==== RECORDS SHOWN ====
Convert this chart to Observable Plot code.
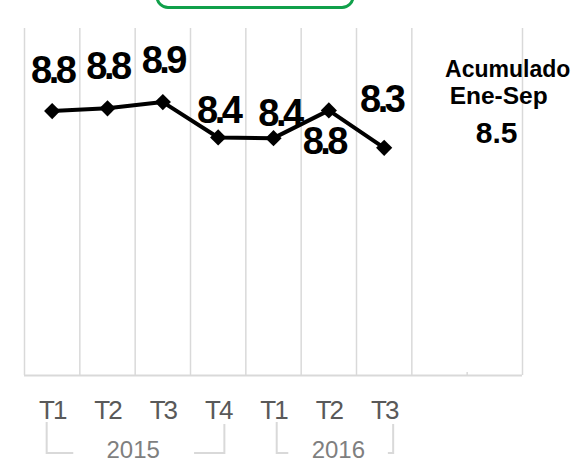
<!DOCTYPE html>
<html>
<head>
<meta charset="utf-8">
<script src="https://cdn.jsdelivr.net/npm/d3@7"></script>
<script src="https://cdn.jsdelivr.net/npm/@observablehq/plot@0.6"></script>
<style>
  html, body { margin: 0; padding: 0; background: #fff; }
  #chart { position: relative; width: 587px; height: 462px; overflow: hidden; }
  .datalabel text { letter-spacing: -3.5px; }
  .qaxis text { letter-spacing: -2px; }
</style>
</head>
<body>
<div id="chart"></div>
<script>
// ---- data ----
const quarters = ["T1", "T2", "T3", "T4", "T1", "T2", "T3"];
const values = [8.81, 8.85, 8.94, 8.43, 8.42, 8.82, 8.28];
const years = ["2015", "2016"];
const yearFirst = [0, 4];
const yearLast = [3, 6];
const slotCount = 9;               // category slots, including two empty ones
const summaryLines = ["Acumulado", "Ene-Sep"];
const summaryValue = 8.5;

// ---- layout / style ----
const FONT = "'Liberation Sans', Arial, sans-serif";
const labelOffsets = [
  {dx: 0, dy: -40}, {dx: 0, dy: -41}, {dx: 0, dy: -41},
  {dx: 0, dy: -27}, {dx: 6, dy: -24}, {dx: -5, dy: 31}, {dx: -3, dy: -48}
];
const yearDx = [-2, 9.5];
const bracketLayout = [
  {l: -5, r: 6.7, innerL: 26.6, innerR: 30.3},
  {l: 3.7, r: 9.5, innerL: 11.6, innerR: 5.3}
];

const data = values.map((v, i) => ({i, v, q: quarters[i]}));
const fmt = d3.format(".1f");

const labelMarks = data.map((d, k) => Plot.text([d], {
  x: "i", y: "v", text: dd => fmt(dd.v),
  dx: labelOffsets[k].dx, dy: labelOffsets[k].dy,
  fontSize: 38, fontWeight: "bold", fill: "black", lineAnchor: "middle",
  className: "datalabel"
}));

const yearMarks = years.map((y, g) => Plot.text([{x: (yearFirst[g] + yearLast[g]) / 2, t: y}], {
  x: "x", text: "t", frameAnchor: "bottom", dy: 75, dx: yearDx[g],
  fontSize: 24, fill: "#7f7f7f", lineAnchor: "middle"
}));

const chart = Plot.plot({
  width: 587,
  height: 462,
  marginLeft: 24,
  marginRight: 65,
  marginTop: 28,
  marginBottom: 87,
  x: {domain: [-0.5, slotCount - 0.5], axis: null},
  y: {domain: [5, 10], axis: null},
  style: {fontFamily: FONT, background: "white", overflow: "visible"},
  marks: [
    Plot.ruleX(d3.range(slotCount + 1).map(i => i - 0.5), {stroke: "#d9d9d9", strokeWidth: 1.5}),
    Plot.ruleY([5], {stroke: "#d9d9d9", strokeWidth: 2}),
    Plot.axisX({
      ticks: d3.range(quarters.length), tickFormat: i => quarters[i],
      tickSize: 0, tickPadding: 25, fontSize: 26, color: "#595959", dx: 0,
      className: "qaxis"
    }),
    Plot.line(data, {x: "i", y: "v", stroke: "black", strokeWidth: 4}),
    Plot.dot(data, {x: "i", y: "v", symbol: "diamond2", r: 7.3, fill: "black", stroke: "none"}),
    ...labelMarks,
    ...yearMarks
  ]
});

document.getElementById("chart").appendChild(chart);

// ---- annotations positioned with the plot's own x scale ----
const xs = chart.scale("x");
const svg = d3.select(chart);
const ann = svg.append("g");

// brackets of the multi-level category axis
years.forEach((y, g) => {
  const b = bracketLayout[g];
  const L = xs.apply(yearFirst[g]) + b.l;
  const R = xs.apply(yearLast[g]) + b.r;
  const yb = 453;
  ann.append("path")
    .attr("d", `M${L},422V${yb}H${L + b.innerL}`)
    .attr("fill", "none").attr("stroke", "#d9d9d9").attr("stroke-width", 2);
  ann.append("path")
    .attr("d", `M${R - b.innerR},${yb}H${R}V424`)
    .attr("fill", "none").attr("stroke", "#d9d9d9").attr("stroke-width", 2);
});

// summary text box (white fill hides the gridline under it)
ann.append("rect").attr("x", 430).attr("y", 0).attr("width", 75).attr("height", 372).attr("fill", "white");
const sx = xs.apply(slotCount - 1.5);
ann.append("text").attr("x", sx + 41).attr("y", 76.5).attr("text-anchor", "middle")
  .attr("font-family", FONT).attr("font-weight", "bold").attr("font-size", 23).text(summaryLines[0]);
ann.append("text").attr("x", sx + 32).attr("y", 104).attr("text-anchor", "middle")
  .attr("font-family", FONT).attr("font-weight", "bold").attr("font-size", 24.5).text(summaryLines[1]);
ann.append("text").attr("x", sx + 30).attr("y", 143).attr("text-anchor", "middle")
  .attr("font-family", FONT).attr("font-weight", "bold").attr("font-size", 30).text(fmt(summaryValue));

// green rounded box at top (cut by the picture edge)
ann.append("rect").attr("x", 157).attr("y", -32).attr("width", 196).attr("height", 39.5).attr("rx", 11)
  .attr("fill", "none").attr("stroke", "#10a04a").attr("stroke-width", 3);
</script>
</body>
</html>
====
==== RECORDS SHOWN ====
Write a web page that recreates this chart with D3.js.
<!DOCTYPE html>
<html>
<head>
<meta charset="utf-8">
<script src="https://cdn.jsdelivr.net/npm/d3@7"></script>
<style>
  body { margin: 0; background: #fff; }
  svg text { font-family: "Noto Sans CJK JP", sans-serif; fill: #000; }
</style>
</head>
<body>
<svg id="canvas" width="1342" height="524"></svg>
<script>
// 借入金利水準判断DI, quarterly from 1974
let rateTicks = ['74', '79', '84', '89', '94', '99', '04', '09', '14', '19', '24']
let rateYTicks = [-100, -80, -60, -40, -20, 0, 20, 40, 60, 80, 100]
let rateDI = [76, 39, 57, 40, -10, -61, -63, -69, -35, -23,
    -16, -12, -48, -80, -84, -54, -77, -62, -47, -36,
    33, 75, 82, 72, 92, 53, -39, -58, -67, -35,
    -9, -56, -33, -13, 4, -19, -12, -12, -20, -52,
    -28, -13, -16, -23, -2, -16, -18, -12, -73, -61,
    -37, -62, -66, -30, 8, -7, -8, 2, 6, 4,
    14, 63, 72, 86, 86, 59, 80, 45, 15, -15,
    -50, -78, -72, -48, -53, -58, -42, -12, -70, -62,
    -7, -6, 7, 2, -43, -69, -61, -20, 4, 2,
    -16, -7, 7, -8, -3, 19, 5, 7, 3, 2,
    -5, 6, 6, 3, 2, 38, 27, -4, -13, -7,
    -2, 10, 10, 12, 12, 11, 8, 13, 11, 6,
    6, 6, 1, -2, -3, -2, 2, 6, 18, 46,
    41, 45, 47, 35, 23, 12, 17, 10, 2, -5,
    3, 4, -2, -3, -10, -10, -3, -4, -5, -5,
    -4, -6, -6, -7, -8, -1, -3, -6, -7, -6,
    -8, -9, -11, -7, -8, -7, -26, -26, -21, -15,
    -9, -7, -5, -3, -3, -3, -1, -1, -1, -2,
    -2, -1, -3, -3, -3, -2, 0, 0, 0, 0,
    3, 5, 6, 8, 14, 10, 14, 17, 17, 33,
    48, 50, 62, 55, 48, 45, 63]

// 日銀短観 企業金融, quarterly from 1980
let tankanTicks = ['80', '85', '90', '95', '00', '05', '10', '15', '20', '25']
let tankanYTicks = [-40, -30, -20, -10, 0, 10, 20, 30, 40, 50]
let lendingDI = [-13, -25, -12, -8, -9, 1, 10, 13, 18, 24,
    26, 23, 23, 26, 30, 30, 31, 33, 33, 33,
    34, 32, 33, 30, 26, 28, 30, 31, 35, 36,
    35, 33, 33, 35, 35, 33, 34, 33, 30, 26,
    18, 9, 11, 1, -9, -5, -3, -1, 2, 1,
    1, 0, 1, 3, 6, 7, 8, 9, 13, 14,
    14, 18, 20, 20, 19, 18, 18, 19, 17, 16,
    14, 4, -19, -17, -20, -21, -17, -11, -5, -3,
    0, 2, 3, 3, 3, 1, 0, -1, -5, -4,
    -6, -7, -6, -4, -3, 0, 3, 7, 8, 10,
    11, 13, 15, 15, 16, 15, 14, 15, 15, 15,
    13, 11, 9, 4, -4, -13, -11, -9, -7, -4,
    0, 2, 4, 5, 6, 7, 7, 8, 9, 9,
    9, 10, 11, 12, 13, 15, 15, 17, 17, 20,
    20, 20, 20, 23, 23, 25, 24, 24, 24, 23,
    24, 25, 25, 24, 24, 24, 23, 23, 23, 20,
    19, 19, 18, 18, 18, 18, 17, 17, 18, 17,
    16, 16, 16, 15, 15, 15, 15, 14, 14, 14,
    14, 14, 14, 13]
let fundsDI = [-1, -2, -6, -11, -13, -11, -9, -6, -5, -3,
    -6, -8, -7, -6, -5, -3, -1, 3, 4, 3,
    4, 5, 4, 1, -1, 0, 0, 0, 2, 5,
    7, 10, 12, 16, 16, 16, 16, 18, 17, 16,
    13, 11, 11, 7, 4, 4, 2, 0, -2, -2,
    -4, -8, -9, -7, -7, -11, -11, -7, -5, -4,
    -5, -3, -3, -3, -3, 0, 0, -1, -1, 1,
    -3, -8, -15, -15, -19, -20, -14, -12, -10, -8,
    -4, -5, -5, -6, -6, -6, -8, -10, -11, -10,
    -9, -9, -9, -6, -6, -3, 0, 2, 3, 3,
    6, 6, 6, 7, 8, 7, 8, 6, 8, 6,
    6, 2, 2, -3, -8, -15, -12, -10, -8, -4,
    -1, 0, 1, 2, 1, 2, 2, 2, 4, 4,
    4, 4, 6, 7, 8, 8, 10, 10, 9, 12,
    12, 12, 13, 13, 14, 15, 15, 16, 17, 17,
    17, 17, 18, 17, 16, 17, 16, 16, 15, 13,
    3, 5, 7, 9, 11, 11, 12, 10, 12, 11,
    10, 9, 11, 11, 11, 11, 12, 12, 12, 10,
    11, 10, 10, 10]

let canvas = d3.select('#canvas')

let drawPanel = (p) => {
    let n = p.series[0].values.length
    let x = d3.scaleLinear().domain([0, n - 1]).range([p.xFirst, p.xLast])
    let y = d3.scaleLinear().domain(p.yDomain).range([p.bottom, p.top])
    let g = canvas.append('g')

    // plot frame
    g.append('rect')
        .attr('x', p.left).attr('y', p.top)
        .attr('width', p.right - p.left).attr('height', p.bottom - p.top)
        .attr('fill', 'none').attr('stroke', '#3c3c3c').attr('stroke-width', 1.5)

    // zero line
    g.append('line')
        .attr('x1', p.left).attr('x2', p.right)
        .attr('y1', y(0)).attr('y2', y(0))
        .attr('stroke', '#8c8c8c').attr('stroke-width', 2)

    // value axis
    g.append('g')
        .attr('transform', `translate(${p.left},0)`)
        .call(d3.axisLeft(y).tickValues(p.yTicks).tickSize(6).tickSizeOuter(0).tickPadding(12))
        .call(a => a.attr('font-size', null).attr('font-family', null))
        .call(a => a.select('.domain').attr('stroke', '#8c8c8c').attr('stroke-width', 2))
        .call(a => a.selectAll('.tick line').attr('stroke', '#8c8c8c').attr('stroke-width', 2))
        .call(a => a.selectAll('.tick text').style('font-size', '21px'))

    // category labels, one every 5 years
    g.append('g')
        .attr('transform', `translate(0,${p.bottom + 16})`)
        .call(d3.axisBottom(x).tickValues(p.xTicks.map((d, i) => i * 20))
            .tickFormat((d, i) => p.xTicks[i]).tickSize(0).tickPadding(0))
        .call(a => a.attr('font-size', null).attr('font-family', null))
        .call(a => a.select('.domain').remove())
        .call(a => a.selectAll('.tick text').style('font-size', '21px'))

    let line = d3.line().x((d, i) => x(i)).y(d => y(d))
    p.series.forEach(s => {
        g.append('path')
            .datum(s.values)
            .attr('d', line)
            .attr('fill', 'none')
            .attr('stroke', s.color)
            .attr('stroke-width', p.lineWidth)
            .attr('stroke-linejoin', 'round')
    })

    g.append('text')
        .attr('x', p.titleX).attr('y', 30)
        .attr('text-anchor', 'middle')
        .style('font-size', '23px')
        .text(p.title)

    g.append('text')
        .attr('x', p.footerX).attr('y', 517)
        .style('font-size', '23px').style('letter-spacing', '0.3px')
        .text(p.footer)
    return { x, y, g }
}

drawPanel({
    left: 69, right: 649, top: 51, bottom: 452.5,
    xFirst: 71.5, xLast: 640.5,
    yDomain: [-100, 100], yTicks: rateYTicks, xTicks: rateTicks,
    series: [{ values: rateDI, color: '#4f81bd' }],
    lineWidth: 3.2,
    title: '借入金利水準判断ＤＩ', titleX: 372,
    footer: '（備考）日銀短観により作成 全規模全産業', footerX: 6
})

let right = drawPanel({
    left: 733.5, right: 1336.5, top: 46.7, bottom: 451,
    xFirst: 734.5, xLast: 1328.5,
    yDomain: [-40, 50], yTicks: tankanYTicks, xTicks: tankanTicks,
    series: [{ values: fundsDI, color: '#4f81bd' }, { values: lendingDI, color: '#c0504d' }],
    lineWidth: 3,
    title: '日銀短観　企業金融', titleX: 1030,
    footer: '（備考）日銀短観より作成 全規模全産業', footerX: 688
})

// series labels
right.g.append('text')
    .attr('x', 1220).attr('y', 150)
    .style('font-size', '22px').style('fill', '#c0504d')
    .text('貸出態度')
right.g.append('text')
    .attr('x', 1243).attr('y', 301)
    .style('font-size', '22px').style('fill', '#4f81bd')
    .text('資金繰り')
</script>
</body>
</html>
====
==== RECORDS SHOWN ====
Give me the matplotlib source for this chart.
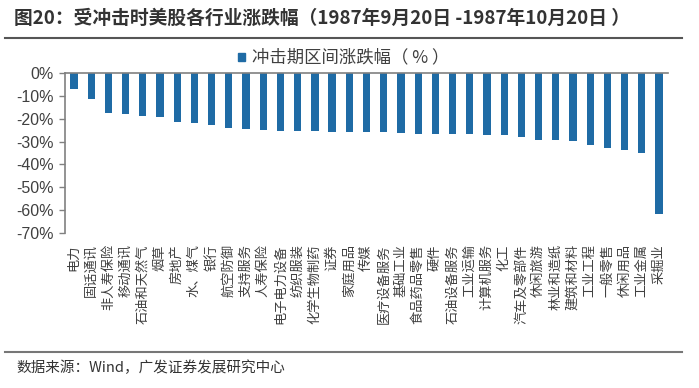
====
**DIRECTION:** Above are entries; state the number of lines among them that contain "this", and nothing else.

**EXERCISE RESULT:** 3